It occurs to me that there is something to say about why women should be the ones to lead such an effort.
In many countries women are still the growers – the ones responsible for sowing and harvesting, who know only too well what happens when crops are devastated by sudden weather changes.
Environmental change is pivotal to their ability to feed their families.
Women know about change. Everywhere in the world, women feel their bodies alter radically as they grow up.
They are obliged to come to terms with profound changes in themselves in ways that men do not, for example to deal with menstruation and blood at a young age – and for decades thereafter.
Giving birth and then caring for a helpless human being are huge tasks of nature and enable women to experience just how fragile – and how precious – life is.
And when it comes to debris and clearing up, it is often women who do the job.

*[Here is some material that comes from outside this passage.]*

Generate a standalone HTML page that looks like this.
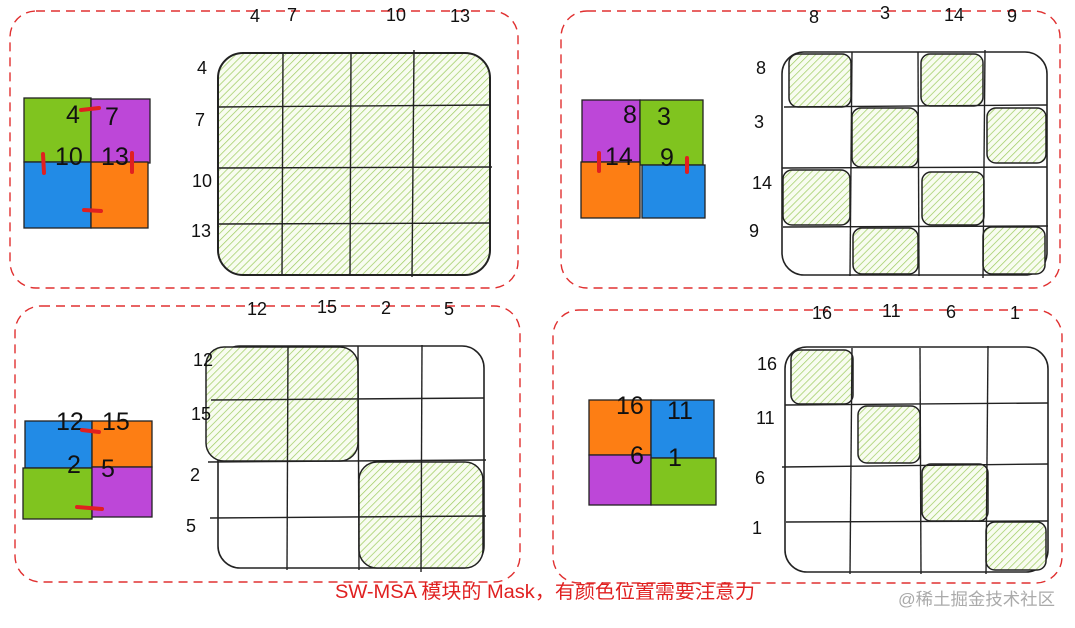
<!DOCTYPE html>
<html><head><meta charset="utf-8"><style>
html,body{margin:0;padding:0;background:#fff;}
svg{display:block;}
text{font-family:"Liberation Sans","Noto Sans CJK SC",sans-serif;}
</style></head><body>
<svg width="1075" height="628" viewBox="0 0 1075 628" xmlns="http://www.w3.org/2000/svg">
<defs>
<pattern id="h" patternUnits="userSpaceOnUse" width="5" height="5" patternTransform="rotate(45)">
<rect width="5" height="5" fill="#f8fcf0"/>
<line x1="0" y1="0" x2="0" y2="5" stroke="#9ccb5e" stroke-width="1.4"/>
</pattern>
</defs>
<rect width="1075" height="628" fill="#fff"/>

<g fill="none" stroke="#e03030" stroke-width="1.4" stroke-dasharray="9 6">
<rect x="10" y="11" width="508" height="277" rx="26"/>
<rect x="561" y="11" width="499" height="277" rx="26"/>
<rect x="15" y="306" width="505" height="276" rx="26"/>
<rect x="553" y="310" width="509" height="273" rx="26"/>
</g>

<g stroke="#222" stroke-width="1.3">
<rect x="24" y="98" width="67" height="64" fill="#80c41f"/>
<rect x="91" y="99" width="59" height="64" fill="#bd47d8"/>
<rect x="24" y="162" width="67" height="66" fill="#228be6"/>
<rect x="91" y="162" width="57" height="66" fill="#fd7e14"/>
</g>
<g font-size="25" fill="#111">
<text x="66" y="123">4</text><text x="105" y="125">7</text>
<text x="55" y="165">10</text><text x="101" y="165">13</text>
</g>
<g stroke="#e02020" stroke-width="4" stroke-linecap="round">
<line x1="81" y1="110" x2="99" y2="108"/><line x1="43" y1="154" x2="44" y2="173"/>
<line x1="132" y1="153" x2="132" y2="172"/><line x1="84" y1="210" x2="101" y2="211"/>
</g>
<rect x="218" y="53" width="272" height="222" rx="25" fill="url(#h)" stroke="#222" stroke-width="2"/>
<g stroke="#222" stroke-width="1.4">
<line x1="283" y1="52" x2="282" y2="276"/><line x1="351" y1="52" x2="350" y2="276"/><line x1="414" y1="50" x2="412" y2="277"/>
<line x1="218" y1="107" x2="490" y2="105"/><line x1="218" y1="168" x2="492" y2="167"/><line x1="218" y1="224" x2="490" y2="223"/>
</g>
<g font-size="18" fill="#111">
<text x="250" y="22">4</text><text x="287" y="21">7</text><text x="386" y="21">10</text><text x="450" y="22">13</text>
<text x="197" y="74">4</text><text x="195" y="126">7</text><text x="192" y="187">10</text><text x="191" y="237">13</text>
</g>

<g stroke="#222" stroke-width="1.3">
<rect x="582" y="100" width="58" height="62" fill="#bd47d8"/>
<rect x="640" y="100" width="63" height="65" fill="#80c41f"/>
<rect x="581" y="162" width="59" height="56" fill="#fd7e14"/>
<rect x="642" y="165" width="63" height="53" fill="#228be6"/>
</g>
<g font-size="25" fill="#111">
<text x="623" y="123">8</text><text x="657" y="125">3</text>
<text x="605" y="165">14</text><text x="660" y="166">9</text>
</g>
<g stroke="#e02020" stroke-width="4" stroke-linecap="round">
<line x1="599" y1="153" x2="599" y2="171"/><line x1="687" y1="158" x2="687" y2="172"/>
</g>
<rect x="782" y="52" width="265" height="223" rx="22" fill="#fff" stroke="#222" stroke-width="1.6"/>
<g fill="url(#h)" stroke="#222" stroke-width="1.5">
<rect x="789" y="54" width="62" height="53" rx="9"/>
<rect x="921" y="54" width="62" height="52" rx="9"/>
<rect x="852" y="108" width="66" height="59" rx="9"/>
<rect x="987" y="108" width="59" height="55" rx="9"/>
<rect x="783" y="170" width="67" height="55" rx="9"/>
<rect x="922" y="172" width="62" height="53" rx="9"/>
<rect x="853" y="228" width="65" height="46" rx="9"/>
<rect x="983" y="227" width="62" height="47" rx="9"/>
</g>
<g stroke="#222" stroke-width="1.4">
<line x1="852" y1="52" x2="850" y2="276"/><line x1="918" y1="52" x2="919" y2="276"/><line x1="985" y1="50" x2="983" y2="278"/>
<line x1="784" y1="107" x2="1047" y2="105"/><line x1="782" y1="168" x2="1047" y2="167"/><line x1="783" y1="227" x2="1048" y2="226"/>
</g>
<g font-size="18" fill="#111">
<text x="809" y="23">8</text><text x="880" y="19">3</text><text x="944" y="21">14</text><text x="1007" y="22">9</text>
<text x="756" y="74">8</text><text x="754" y="128">3</text><text x="752" y="189">14</text><text x="749" y="237">9</text>
</g>

<g stroke="#222" stroke-width="1.3">
<rect x="25" y="421" width="67" height="47" fill="#228be6"/>
<rect x="92" y="421" width="60" height="46" fill="#fd7e14"/>
<rect x="23" y="468" width="69" height="51" fill="#80c41f"/>
<rect x="92" y="467" width="60" height="50" fill="#bd47d8"/>
</g>
<g font-size="25" fill="#111">
<text x="56" y="430">12</text><text x="102" y="430">15</text>
<text x="67" y="473">2</text><text x="101" y="477">5</text>
</g>
<g stroke="#e02020" stroke-width="4" stroke-linecap="round">
<line x1="82" y1="430" x2="99" y2="432"/><line x1="77" y1="507" x2="102" y2="509"/>
</g>
<rect x="218" y="346" width="266" height="222" rx="22" fill="#fff" stroke="#222" stroke-width="1.6"/>
<g fill="url(#h)" stroke="#222" stroke-width="1.5">
<rect x="206" y="347" width="152" height="114" rx="18"/>
<rect x="359" y="462" width="124" height="106" rx="18"/>
</g>
<g stroke="#222" stroke-width="1.4">
<line x1="288" y1="347" x2="287" y2="570"/><line x1="358" y1="346" x2="359" y2="570"/><line x1="422" y1="345" x2="421" y2="572"/>
<line x1="211" y1="400" x2="484" y2="398"/><line x1="208" y1="462" x2="486" y2="460"/><line x1="210" y1="518" x2="486" y2="516"/>
</g>
<g font-size="18" fill="#111">
<text x="247" y="315">12</text><text x="317" y="313">15</text><text x="381" y="314">2</text><text x="444" y="315">5</text>
<text x="193" y="366">12</text><text x="191" y="420">15</text><text x="190" y="481">2</text><text x="186" y="532">5</text>
</g>

<g stroke="#222" stroke-width="1.3">
<rect x="589" y="400" width="62" height="55" fill="#fd7e14"/>
<rect x="651" y="400" width="63" height="58" fill="#228be6"/>
<rect x="589" y="455" width="62" height="50" fill="#bd47d8"/>
<rect x="651" y="458" width="65" height="47" fill="#80c41f"/>
</g>
<g font-size="25" fill="#111">
<text x="616" y="414">16</text><text x="667" y="419">11</text>
<text x="630" y="464">6</text><text x="668" y="466">1</text>
</g>
<rect x="785" y="347" width="263" height="225" rx="22" fill="#fff" stroke="#222" stroke-width="1.6"/>
<g fill="url(#h)" stroke="#222" stroke-width="1.5">
<rect x="791" y="350" width="62" height="54" rx="9"/>
<rect x="858" y="406" width="62" height="57" rx="9"/>
<rect x="922" y="464" width="66" height="57" rx="9"/>
<rect x="986" y="522" width="60" height="48" rx="9"/>
</g>
<g stroke="#222" stroke-width="1.4">
<line x1="852" y1="348" x2="850" y2="574"/><line x1="920" y1="348" x2="921" y2="574"/><line x1="988" y1="346" x2="986" y2="574"/>
<line x1="785" y1="405" x2="1048" y2="403"/><line x1="782" y1="467" x2="1048" y2="464"/><line x1="786" y1="522" x2="1048" y2="521"/>
</g>
<g font-size="18" fill="#111">
<text x="812" y="319">16</text><text x="882" y="317">11</text><text x="946" y="318">6</text><text x="1010" y="319">1</text>
<text x="757" y="370">16</text><text x="756" y="424">11</text><text x="755" y="484">6</text><text x="752" y="534">1</text>
</g>

<text x="335" y="598" font-size="19" fill="#e02020" textLength="420" lengthAdjust="spacingAndGlyphs">SW-MSA 模块的 Mask，有颜色位置需要注意力</text>
<text x="898" y="605" font-size="17" fill="#aaa" textLength="157" lengthAdjust="spacingAndGlyphs">@稀土掘金技术社区</text>
</svg>
</body></html>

They often have to attend to the consequences of war – searching for the dead, laying out the bodies, dealing with death and burial.
Women know about mess and waste.
These are some of the reasons why, when it comes to World Environment Day, women could play a leading part in bringing about change.
In agricultural areas women know all about recycling; how crops become straw that becomes compost that nourishes the next crop.
In urban areas, through schools, mothers could take part in a global plan to alert their children to just how much plastic they throw away every day, and exactly what this plastic does to destroy the environment.
This could begin with the simple act of showing their children how they are personally changing their shopping habits to avoid plastic at all costs.
Even walking the kids home from school presents an opportunity for learning; mothers could point out how a tree sheds its leaves – leaves that collect on the ground and then, with rain, make a mulch that will nourish the tree and its offspring. And explain that those trees do this every year for decades.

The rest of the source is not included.